# COLLECTED MATERIAL start

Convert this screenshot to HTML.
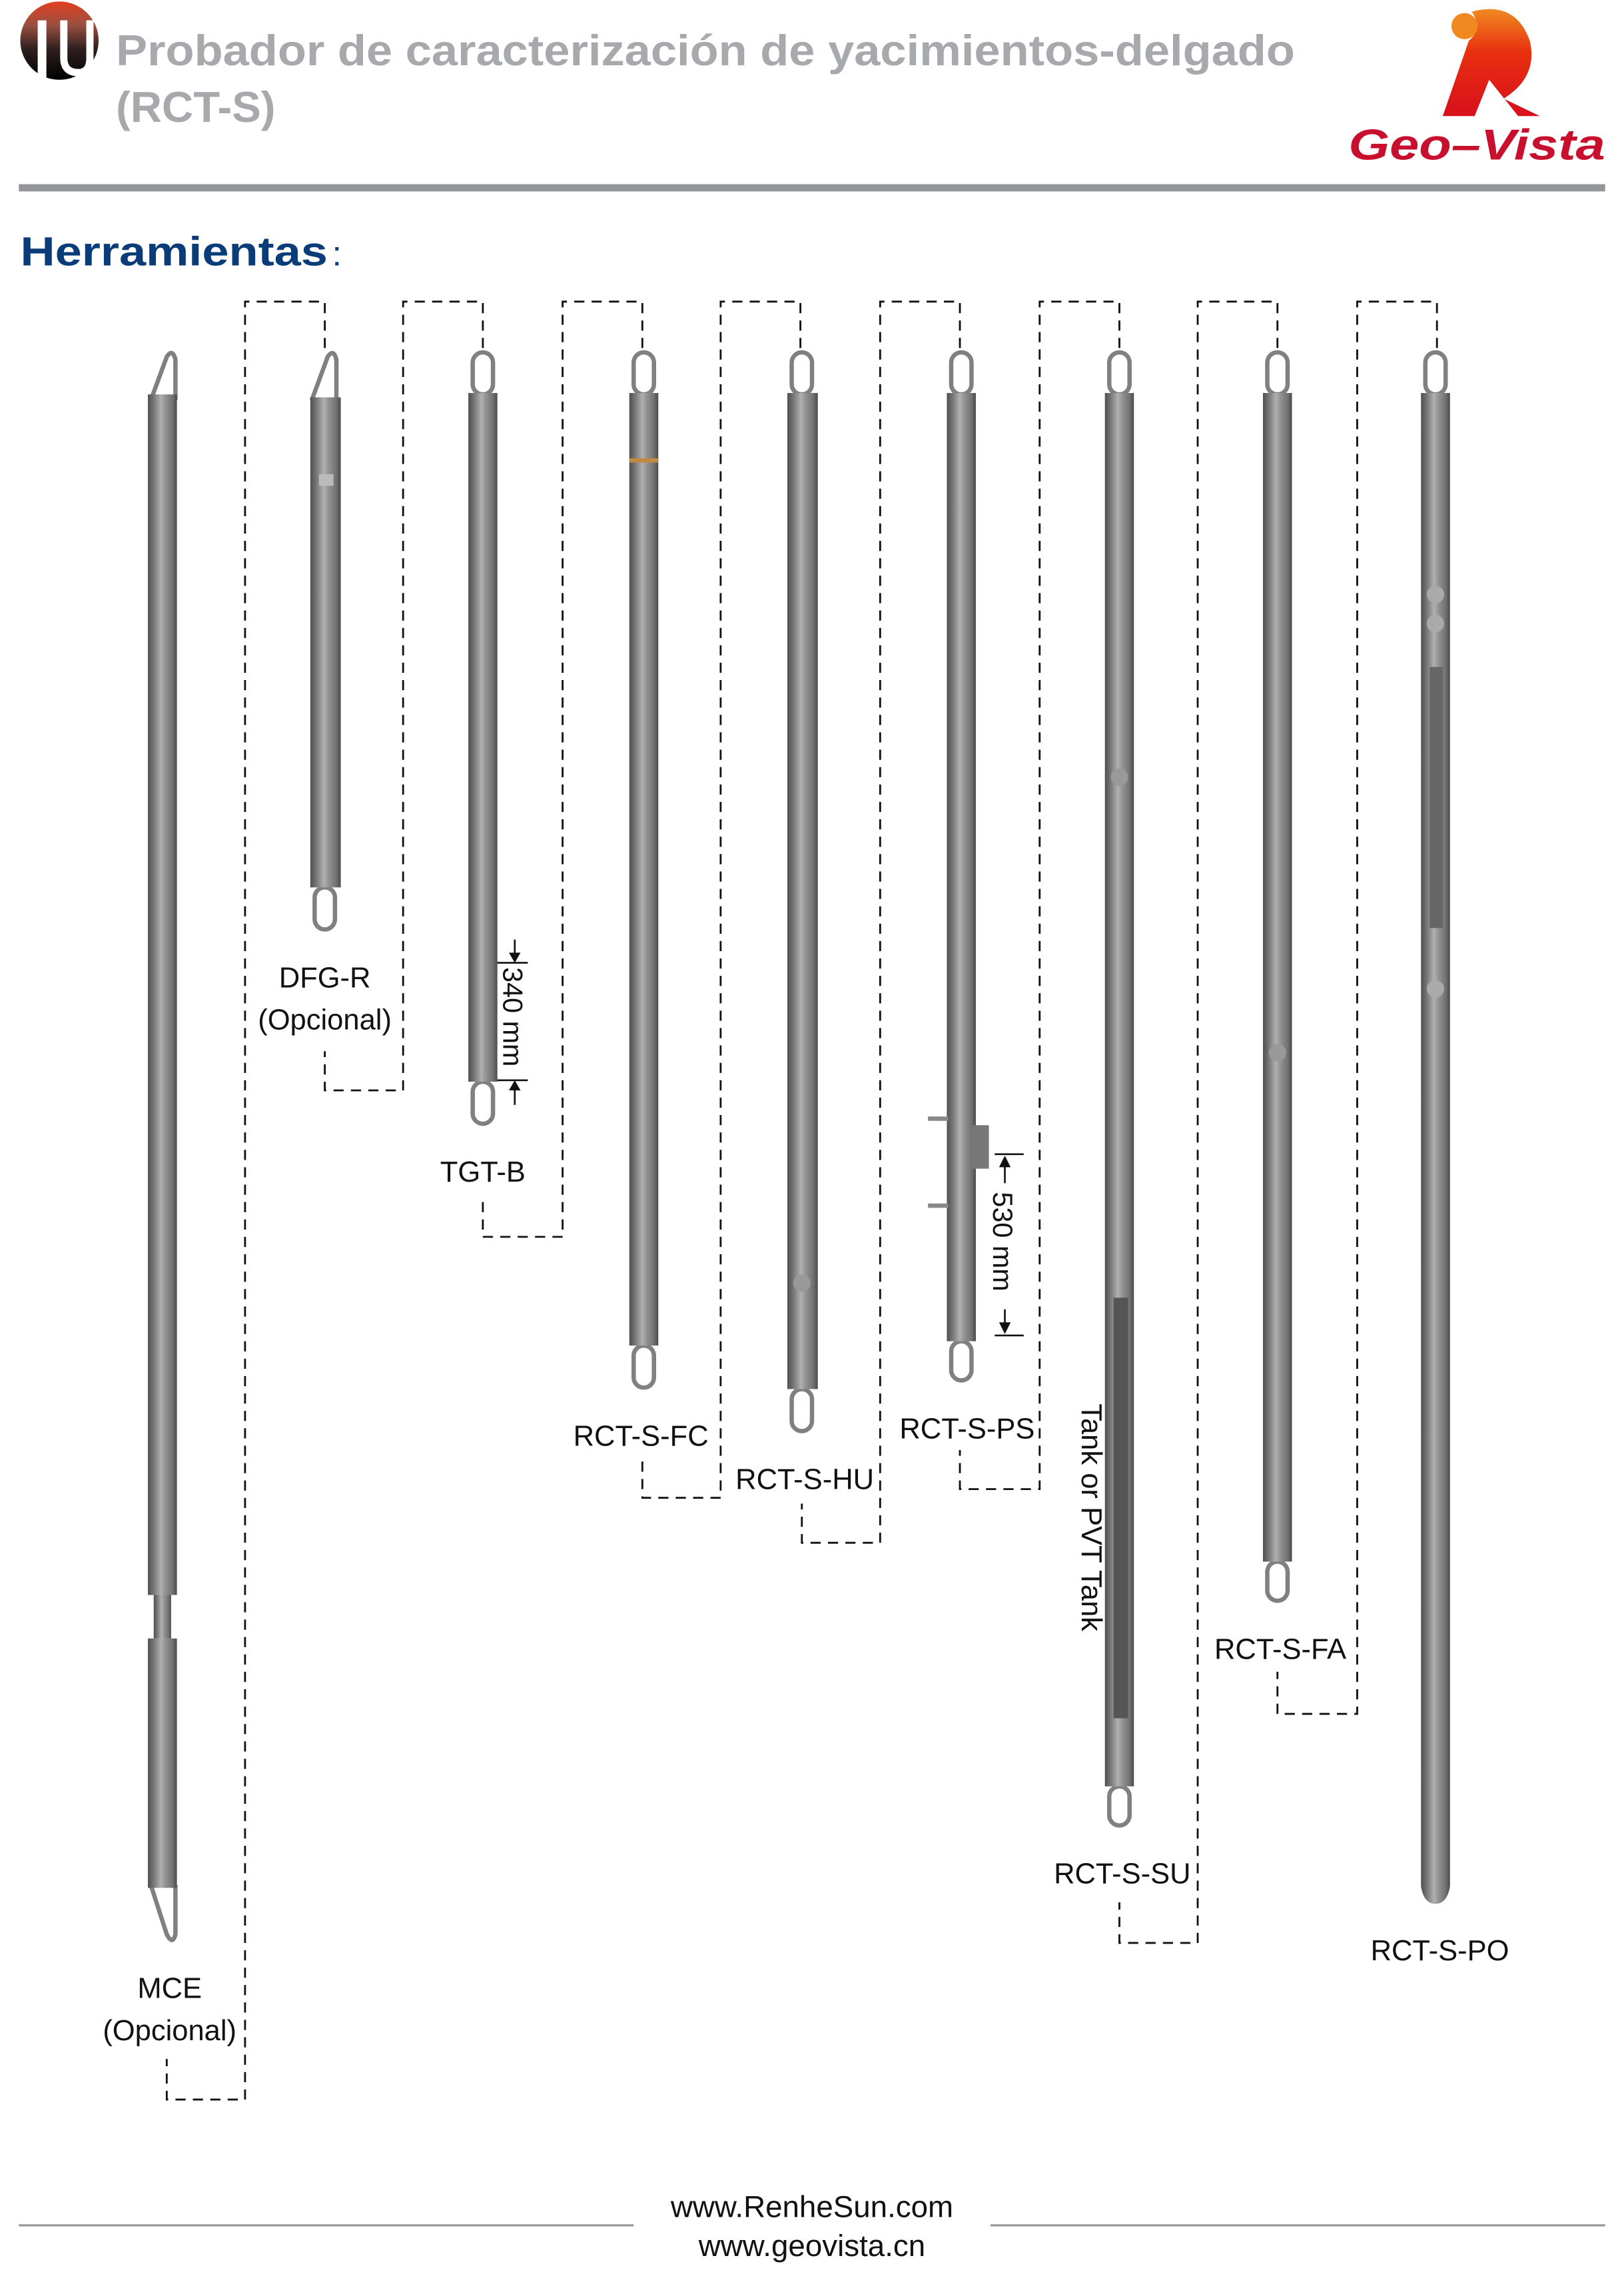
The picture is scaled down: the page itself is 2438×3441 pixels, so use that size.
<!DOCTYPE html>
<html><head><meta charset="utf-8"><style>
html,body{margin:0;padding:0;background:#fff}
svg{display:block}
text{font-family:"Liberation Sans",Arial,sans-serif}
</style></head><body>
<svg width="2438" height="3441" viewBox="0 0 1120 1580.7" xmlns="http://www.w3.org/2000/svg">
<defs>
<linearGradient id="g" x1="0" x2="1" y1="0" y2="0">
<stop offset="0" stop-color="#4f4f4f"/><stop offset="0.2" stop-color="#777"/><stop offset="0.45" stop-color="#b0b0b0"/><stop offset="0.6" stop-color="#939393"/><stop offset="0.85" stop-color="#727272"/><stop offset="1" stop-color="#4a4a4a"/>
</linearGradient>
<linearGradient id="lg" x1="0" x2="0" y1="0" y2="1">
<stop offset="0" stop-color="#e04020"/><stop offset="0.3" stop-color="#9a5040"/><stop offset="0.6" stop-color="#302020"/><stop offset="1" stop-color="#000"/>
</linearGradient>
<linearGradient id="rg" x1="0" x2="0" y1="0" y2="1">
<stop offset="0" stop-color="#f08a20"/><stop offset="0.4" stop-color="#e83010"/><stop offset="1" stop-color="#d8101c"/>
</linearGradient>
</defs>

<ellipse cx="41" cy="28" rx="27" ry="27" fill="url(#lg)"/>
<rect x="26" y="14" width="6" height="42" fill="#fff"/>
<path d="M44 14 v26 q0 10 10 10 q8 0 8-10 v-26" fill="none" stroke="#fff" stroke-width="5"/>
<text x="80" y="45" font-size="30" font-weight="bold" fill="#a7a9ac" textLength="813" lengthAdjust="spacingAndGlyphs">Probador de caracterización de yacimientos-delgado</text>
<text x="80" y="84" font-size="30" font-weight="bold" fill="#a7a9ac">(RCT-S)</text>
<path d="M1015 8 q30 -8 40 20 q6 25 -18 40 l25 12 l-15 0 l-20 -25 l-10 25 l-22 0 l18 -52 q10 -8 2 -20 z" fill="url(#rg)"/>
<circle cx="1010" cy="18" r="9" fill="#f08a20"/>
<text x="930" y="110" font-size="30" font-weight="bold" font-style="italic" fill="#c8102e" textLength="177" lengthAdjust="spacingAndGlyphs">Geo–Vista</text>
<rect x="13" y="127" width="1094" height="5" fill="#939598"/>
<text x="14" y="183" font-size="28" font-weight="bold" fill="#0b3c7a" textLength="212" lengthAdjust="spacingAndGlyphs">Herramientas</text>
<text x="229" y="183" font-size="24" fill="#0b3c7a">:</text>

<g fill="none" stroke="#111" stroke-width="1.3" stroke-dasharray="7,5">
<path d="M224 240 V208 H169 V1448 H115 V1420"/>
<path d="M333 240 V208 H278 V752 H224 V725"/>
<path d="M443 240 V208 H388 V853 H333 V825"/>
<path d="M552 240 V208 H497 V1033 H443 V1005"/>
<path d="M662 240 V208 H607 V1064 H553 V1037"/>
<path d="M772 240 V208 H717 V1027 H662 V1000"/>
<path d="M881 240 V208 H826 V1340 H772 V1312"/>
<path d="M991 240 V208 H936 V1182 H881 V1153"/>
</g>

<g stroke="#808080" stroke-width="3" fill="none">
<path d="M104 276 L115 246 Q119 240 121 248 L121 276"/>
<path d="M104 1300 L115 1334 Q119 1342 121 1334 L121 1300"/>
<path d="M215 276 L226 246 Q230 240 232 248 L232 276"/>
<rect x="217" y="612" width="14" height="29" rx="7"/>
<rect x="326" y="243" width="14" height="29" rx="7"/>
<rect x="326" y="746" width="14" height="29" rx="7"/>
<rect x="437" y="243" width="14" height="29" rx="7"/>
<rect x="437" y="928" width="14" height="29" rx="7"/>
<rect x="546" y="243" width="14" height="29" rx="7"/>
<rect x="546" y="958" width="14" height="29" rx="7"/>
<rect x="656" y="243" width="14" height="29" rx="7"/>
<rect x="656" y="925" width="14" height="27" rx="7"/>
<rect x="765" y="243" width="14" height="29" rx="7"/>
<rect x="765" y="1232" width="14" height="27" rx="7"/>
<rect x="874" y="243" width="14" height="29" rx="7"/>
<rect x="874" y="1077" width="14" height="27" rx="7"/>
<rect x="983" y="243" width="14" height="29" rx="7"/>
</g>
<g fill="url(#g)">
<rect x="102" y="272" width="20" height="828"/>
<rect x="106" y="1100" width="12" height="30"/>
<rect x="102" y="1130" width="20" height="172"/>
<rect x="214" y="274" width="21" height="338"/>
<rect x="323" y="271" width="20" height="475"/>
<rect x="434" y="271" width="20" height="657"/>
<rect x="543" y="271" width="21" height="687"/>
<rect x="653" y="271" width="20" height="654"/>
<rect x="762" y="271" width="20" height="961"/>
<rect x="871" y="271" width="20" height="806"/>
<path d="M980 271 h20 v1030 q-2 12 -10 12 q-8 0 -10 -12 z"/>
</g>
<rect x="434" y="316" width="20" height="3" fill="#c08840"/>
<rect x="220" y="327" width="10" height="8" fill="#bbb"/>
<rect x="640" y="770" width="14" height="3" fill="#888"/>
<rect x="640" y="830" width="14" height="3" fill="#888"/>
<rect x="670" y="776" width="12" height="30" fill="#777"/>
<circle cx="553" cy="885" r="6" fill="#999"/>
<circle cx="772" cy="536" r="6" fill="#999"/>
<circle cx="881" cy="726" r="6" fill="#999"/>
<circle cx="990" cy="410" r="6" fill="#aaa"/><circle cx="990" cy="430" r="6" fill="#aaa"/><circle cx="990" cy="682" r="6" fill="#aaa"/>
<rect x="768" y="895" width="10" height="290" fill="#555"/>
<rect x="986" y="460" width="9" height="180" fill="#666"/>

<g font-size="20" fill="#111" text-anchor="middle">
<text x="117" y="1378">MCE</text><text x="117" y="1407">(Opcional)</text>
<text x="224" y="681">DFG-R</text><text x="224" y="710">(Opcional)</text>
<text x="333" y="815">TGT-B</text>
<text x="442" y="997">RCT-S-FC</text>
<text x="555" y="1027">RCT-S-HU</text>
<text x="667" y="992">RCT-S-PS</text>
<text x="774" y="1299">RCT-S-SU</text>
<text x="883" y="1144">RCT-S-FA</text>
<text x="993" y="1352">RCT-S-PO</text>
</g>
<text transform="translate(746,968) rotate(90)" font-size="20" fill="#111">Tank or PVT Tank</text>
<g stroke="#111" stroke-width="1.2">
<line x1="343" y1="664" x2="364" y2="664"/><line x1="343" y1="745" x2="364" y2="745"/>
<line x1="355" y1="648" x2="355" y2="660"/><line x1="355" y1="750" x2="355" y2="762"/>
<line x1="686" y1="796" x2="706" y2="796"/><line x1="686" y1="921" x2="706" y2="921"/>
<line x1="693" y1="800" x2="693" y2="816"/><line x1="693" y1="903" x2="693" y2="917"/>
</g>
<path d="M351 657 L359 657 L355 664 Z M351 752 L359 752 L355 745 Z" fill="#111"/>
<path d="M689 805 L697 805 L693 797 Z M689 912 L697 912 L693 920 Z" fill="#111"/>
<text transform="translate(347,667) rotate(90)" font-size="19" fill="#111">340 mm</text>
<text transform="translate(685,822) rotate(90)" font-size="19" fill="#111">530 mm</text>

<rect x="13" y="1534" width="424" height="1.5" fill="#999"/>
<rect x="683" y="1534" width="424" height="1.5" fill="#999"/>
<text x="560" y="1529" font-size="21" fill="#111" text-anchor="middle">www.RenheSun.com</text>
<text x="560" y="1556" font-size="21" fill="#111" text-anchor="middle">www.geovista.cn</text>
</svg>
</body></html>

# COLLECTED MATERIAL end

TASK TO COMPLETE: Leave out the pictures and print every line of the data exactly.

FINISHED EXERCISE:
Convert this screenshot to HTML.
The picture is scaled down: the page itself is 2438×3441 pixels, so use that size.
<!DOCTYPE html>
<html><head><meta charset="utf-8"><style>
html,body{margin:0;padding:0;background:#fff}
svg{display:block}
text{font-family:"Liberation Sans",Arial,sans-serif}
</style></head><body>
<svg width="2438" height="3441" viewBox="0 0 1120 1580.7" xmlns="http://www.w3.org/2000/svg">
<defs>
<linearGradient id="g" x1="0" x2="1" y1="0" y2="0">
<stop offset="0" stop-color="#4f4f4f"/><stop offset="0.2" stop-color="#777"/><stop offset="0.45" stop-color="#b0b0b0"/><stop offset="0.6" stop-color="#939393"/><stop offset="0.85" stop-color="#727272"/><stop offset="1" stop-color="#4a4a4a"/>
</linearGradient>
<linearGradient id="lg" x1="0" x2="0" y1="0" y2="1">
<stop offset="0" stop-color="#e04020"/><stop offset="0.3" stop-color="#9a5040"/><stop offset="0.6" stop-color="#302020"/><stop offset="1" stop-color="#000"/>
</linearGradient>
<linearGradient id="rg" x1="0" x2="0" y1="0" y2="1">
<stop offset="0" stop-color="#f08a20"/><stop offset="0.4" stop-color="#e83010"/><stop offset="1" stop-color="#d8101c"/>
</linearGradient>
</defs>

<ellipse cx="41" cy="28" rx="27" ry="27" fill="url(#lg)"/>
<rect x="26" y="14" width="6" height="42" fill="#fff"/>
<path d="M44 14 v26 q0 10 10 10 q8 0 8-10 v-26" fill="none" stroke="#fff" stroke-width="5"/>
<text x="80" y="45" font-size="30" font-weight="bold" fill="#a7a9ac" textLength="813" lengthAdjust="spacingAndGlyphs">Probador de caracterización de yacimientos-delgado</text>
<text x="80" y="84" font-size="30" font-weight="bold" fill="#a7a9ac">(RCT-S)</text>
<path d="M1015 8 q30 -8 40 20 q6 25 -18 40 l25 12 l-15 0 l-20 -25 l-10 25 l-22 0 l18 -52 q10 -8 2 -20 z" fill="url(#rg)"/>
<circle cx="1010" cy="18" r="9" fill="#f08a20"/>
<text x="930" y="110" font-size="30" font-weight="bold" font-style="italic" fill="#c8102e" textLength="177" lengthAdjust="spacingAndGlyphs">Geo–Vista</text>
<rect x="13" y="127" width="1094" height="5" fill="#939598"/>
<text x="14" y="183" font-size="28" font-weight="bold" fill="#0b3c7a" textLength="212" lengthAdjust="spacingAndGlyphs">Herramientas</text>
<text x="229" y="183" font-size="24" fill="#0b3c7a">:</text>

<g fill="none" stroke="#111" stroke-width="1.3" stroke-dasharray="7,5">
<path d="M224 240 V208 H169 V1448 H115 V1420"/>
<path d="M333 240 V208 H278 V752 H224 V725"/>
<path d="M443 240 V208 H388 V853 H333 V825"/>
<path d="M552 240 V208 H497 V1033 H443 V1005"/>
<path d="M662 240 V208 H607 V1064 H553 V1037"/>
<path d="M772 240 V208 H717 V1027 H662 V1000"/>
<path d="M881 240 V208 H826 V1340 H772 V1312"/>
<path d="M991 240 V208 H936 V1182 H881 V1153"/>
</g>

<g stroke="#808080" stroke-width="3" fill="none">
<path d="M104 276 L115 246 Q119 240 121 248 L121 276"/>
<path d="M104 1300 L115 1334 Q119 1342 121 1334 L121 1300"/>
<path d="M215 276 L226 246 Q230 240 232 248 L232 276"/>
<rect x="217" y="612" width="14" height="29" rx="7"/>
<rect x="326" y="243" width="14" height="29" rx="7"/>
<rect x="326" y="746" width="14" height="29" rx="7"/>
<rect x="437" y="243" width="14" height="29" rx="7"/>
<rect x="437" y="928" width="14" height="29" rx="7"/>
<rect x="546" y="243" width="14" height="29" rx="7"/>
<rect x="546" y="958" width="14" height="29" rx="7"/>
<rect x="656" y="243" width="14" height="29" rx="7"/>
<rect x="656" y="925" width="14" height="27" rx="7"/>
<rect x="765" y="243" width="14" height="29" rx="7"/>
<rect x="765" y="1232" width="14" height="27" rx="7"/>
<rect x="874" y="243" width="14" height="29" rx="7"/>
<rect x="874" y="1077" width="14" height="27" rx="7"/>
<rect x="983" y="243" width="14" height="29" rx="7"/>
</g>
<g fill="url(#g)">
<rect x="102" y="272" width="20" height="828"/>
<rect x="106" y="1100" width="12" height="30"/>
<rect x="102" y="1130" width="20" height="172"/>
<rect x="214" y="274" width="21" height="338"/>
<rect x="323" y="271" width="20" height="475"/>
<rect x="434" y="271" width="20" height="657"/>
<rect x="543" y="271" width="21" height="687"/>
<rect x="653" y="271" width="20" height="654"/>
<rect x="762" y="271" width="20" height="961"/>
<rect x="871" y="271" width="20" height="806"/>
<path d="M980 271 h20 v1030 q-2 12 -10 12 q-8 0 -10 -12 z"/>
</g>
<rect x="434" y="316" width="20" height="3" fill="#c08840"/>
<rect x="220" y="327" width="10" height="8" fill="#bbb"/>
<rect x="640" y="770" width="14" height="3" fill="#888"/>
<rect x="640" y="830" width="14" height="3" fill="#888"/>
<rect x="670" y="776" width="12" height="30" fill="#777"/>
<circle cx="553" cy="885" r="6" fill="#999"/>
<circle cx="772" cy="536" r="6" fill="#999"/>
<circle cx="881" cy="726" r="6" fill="#999"/>
<circle cx="990" cy="410" r="6" fill="#aaa"/><circle cx="990" cy="430" r="6" fill="#aaa"/><circle cx="990" cy="682" r="6" fill="#aaa"/>
<rect x="768" y="895" width="10" height="290" fill="#555"/>
<rect x="986" y="460" width="9" height="180" fill="#666"/>

<g font-size="20" fill="#111" text-anchor="middle">
<text x="117" y="1378">MCE</text><text x="117" y="1407">(Opcional)</text>
<text x="224" y="681">DFG-R</text><text x="224" y="710">(Opcional)</text>
<text x="333" y="815">TGT-B</text>
<text x="442" y="997">RCT-S-FC</text>
<text x="555" y="1027">RCT-S-HU</text>
<text x="667" y="992">RCT-S-PS</text>
<text x="774" y="1299">RCT-S-SU</text>
<text x="883" y="1144">RCT-S-FA</text>
<text x="993" y="1352">RCT-S-PO</text>
</g>
<text transform="translate(746,968) rotate(90)" font-size="20" fill="#111">Tank or PVT Tank</text>
<g stroke="#111" stroke-width="1.2">
<line x1="343" y1="664" x2="364" y2="664"/><line x1="343" y1="745" x2="364" y2="745"/>
<line x1="355" y1="648" x2="355" y2="660"/><line x1="355" y1="750" x2="355" y2="762"/>
<line x1="686" y1="796" x2="706" y2="796"/><line x1="686" y1="921" x2="706" y2="921"/>
<line x1="693" y1="800" x2="693" y2="816"/><line x1="693" y1="903" x2="693" y2="917"/>
</g>
<path d="M351 657 L359 657 L355 664 Z M351 752 L359 752 L355 745 Z" fill="#111"/>
<path d="M689 805 L697 805 L693 797 Z M689 912 L697 912 L693 920 Z" fill="#111"/>
<text transform="translate(347,667) rotate(90)" font-size="19" fill="#111">340 mm</text>
<text transform="translate(685,822) rotate(90)" font-size="19" fill="#111">530 mm</text>

<rect x="13" y="1534" width="424" height="1.5" fill="#999"/>
<rect x="683" y="1534" width="424" height="1.5" fill="#999"/>
<text x="560" y="1529" font-size="21" fill="#111" text-anchor="middle">www.RenheSun.com</text>
<text x="560" y="1556" font-size="21" fill="#111" text-anchor="middle">www.geovista.cn</text>
</svg>
</body></html>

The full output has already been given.